Who am I? What am I?
Amnesia has always been a favorite plot device for filmmakers, and it probably always will be. Part of this is creative laziness, but when used wisely, amnesia can be a potent metaphor for everyday life. Like the amnesiac, we all wonder who we really are, and what purpose (if any) we have. Writer/director Dan Turner explored amnesia as a tool of manipulation in his creepy, micro-budgeted 2005 thriller Experiment.
A woman (Georgina French) wakes up in the middle of the street somewhere in a city unfamiliar to her. Her memory is so far gone that she’s forgotten how to read and how to communicate. Elsewhere in the city, a man (John Hopkins, Grand Junction) wakes up in an almost similar predicament. He’s better able to communicate, and he comes across a clue leading him to the woman. Once together, the man and woman struggle to find out what’s become of them, and who they are. Elsewhere, a group of men watch them on monitors, following their progress very closely.
Have you ever woken up in the middle of the night with a feeling of disorientation, temporarily forgetting where you are? This usually happens to people while traveling, or nights involving rampant drunkenness. That sudden, sinking panic of “Where am I?” Experiment nicely plays on the fear of disorientation. What would you do if you found yourself alone in a foreign city with no ID, no knowledge of the language, no one to contact, etc.? That’s the situation our two protagonists find themselves in, along with the additional paranoia of not knowing anything about themselves. They are complete blanks, and Experiment shows how terrifying being a complete blank would be.
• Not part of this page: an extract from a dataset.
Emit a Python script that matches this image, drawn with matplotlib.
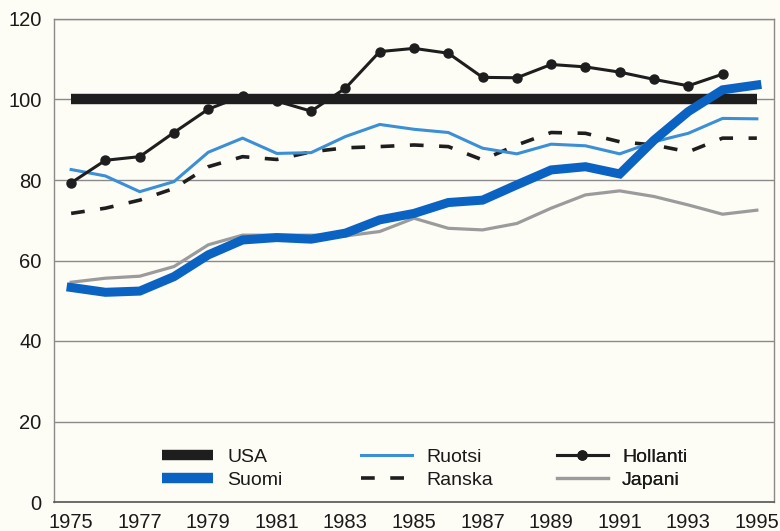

The actors perform their parts admirably. Georgina French has the thankless job, spending most of the movie wordless and frightened. French throws herself into the role, never holding back. At times, she’s in danger of doing the “fast, panting breaths” thing when her character is scared. But mostly, she’s the heart of the movie, driven to the point of hysteria by the craziness happening all around her. John Hopkins is the more “take charge” character. Together, they’re a good pair. He helps her find her strength, and she helps him make an emotional connection with someone important later on.
As good as the acting is, the real star of the movie is the script, by Dan Turner and John Harrison (not the TV Dune John Harrison, but a different one). A lot of the twists are good ones, and many of the side characters in the city have their own stories to tell. The final third of the movie contains a number of surprises, in which the plot travels down a very non-Hollywood path. The disc’s bonus features, slim though they are, reveal that Turner made the movie for very little money. He did this on purpose so no studio producers or financiers could force him into changing the story for whatever reason. Experiment is exactly the movie the filmmaker wanted it to be, and it’s a fascinating, enjoyable film as a result.
Honestly, I’m not entirely sure how the titular “experiment” is meant to work, exactly. Along with our protagonists, there’s at least one other key character involved, and how they all tie together to meet the antagonists’ goals is unclear to me. Maybe the bad guys are just being evil for the sake of being evil, or maybe I just need to watch the movie a few more times.
The picture quality on the disc showed too much softness for my tastes, but that’s more likely to the “guerrilla filmmaking” style, and not the DVD. The sound is perhaps not as dynamic as it could be, but it doesn’t show any flaws or distortions. There are unfortunately few extras, made up of text bios, text production notes, and the theatrical trailer.
This review is shorter than most, because I’ve taken pains to avoid revealing spoilers. You’re better off going into this one not knowing much about it, and then enjoying the ride. If you’re looking for an alternative to the same-old, same-old Hollywood product, make Experiment your next experiment.